The Divest For Our Future Campaign is a partnership between Better Future Project, Students for a Just and Stable Future and 350.org. According to Divest For Our Future, their main goal is to “have all college and university presidents and boards to immediately freeze any new investment in fossil fuel companies and divest from direct or indirect ownership of fossil fuel stocks and bonds within 5 years.”

There are 22 campus campaigns nationally, including at the IC and Cornell campuses. The IC Divest campaign has been directly directed toward the college’s board of trustees, calling upon them to divest.

“One of the elements of that fiduciary responsibility is that trustees have oversight of investing the endowment in a way that promises the best possible monetary returns so as to help subsidize high quality educational programs, provide student financial aid, and so forth,” Ithaca College President Tom Rochon said. “However, it also means investing the endowment in a way that is in alignment with the mission and values of the college.”

There are 200 publically traded companies that hold a majority of the world’s coal, oil and gas reserves. These are the companies the project hopes colleges and universities will divest from, instead investing in clean energy to build a strong, local, green economy. In a statement from the national campaign, “The mission of higher education is to provide individuals with the tools, resources, and knowledge to have an influence on the world around them. Our schools invest in our future. Yet at the same time, they are supporting corporations that are actively threatening the future of all life on earth.”

Fossil fuel companies are polluting the earth without paying for the damages they are causing directly to ecosystems and indirectly through sever weather caused by increased global climate change.

“You don’t think about investing where the money is,” IC Divest student leader Allison Currier said. “We think about green building and using compostable material and recycling and that all is really good and important but to make real change you need to make it from the inside out and you need to move money because we live in a capitalist system where money drives everything.”

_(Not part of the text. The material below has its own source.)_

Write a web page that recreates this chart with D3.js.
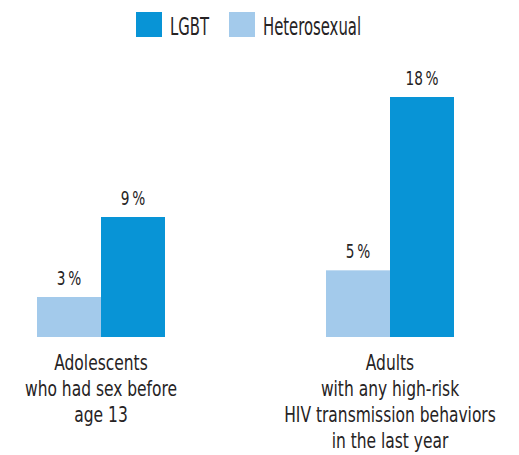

With a $200 million endowment at stake, you would think this movement would be getting more attention by the college media, as well as the national mainstream media. However, there are virtually no news stories on this campaign. This is because news stations have become directly tied to huge corporations, many in the oil industry. For example, Exxon Mobil sponsored CNN’s election night coverage. And they were being transparent; many national news stations do not disclose their ties to major corporations like GM, BP and more.

As students trying to preserve our future for our families, selves and world, we have a right to want the institutions we attend to divest from the companies that threaten that future, However, until the national media can also divest, there will be no fair coverage or pressure put on this institutions to want to make a change in this capitalistic system. And $200 million is a small endowment; imagine the change that could occur with divestment from larger colleges, universities and organizations.

I think the media has a responsibility to shed light on this campaign and the wants of the American youth, regardless of sponsorships or corporate affiliations.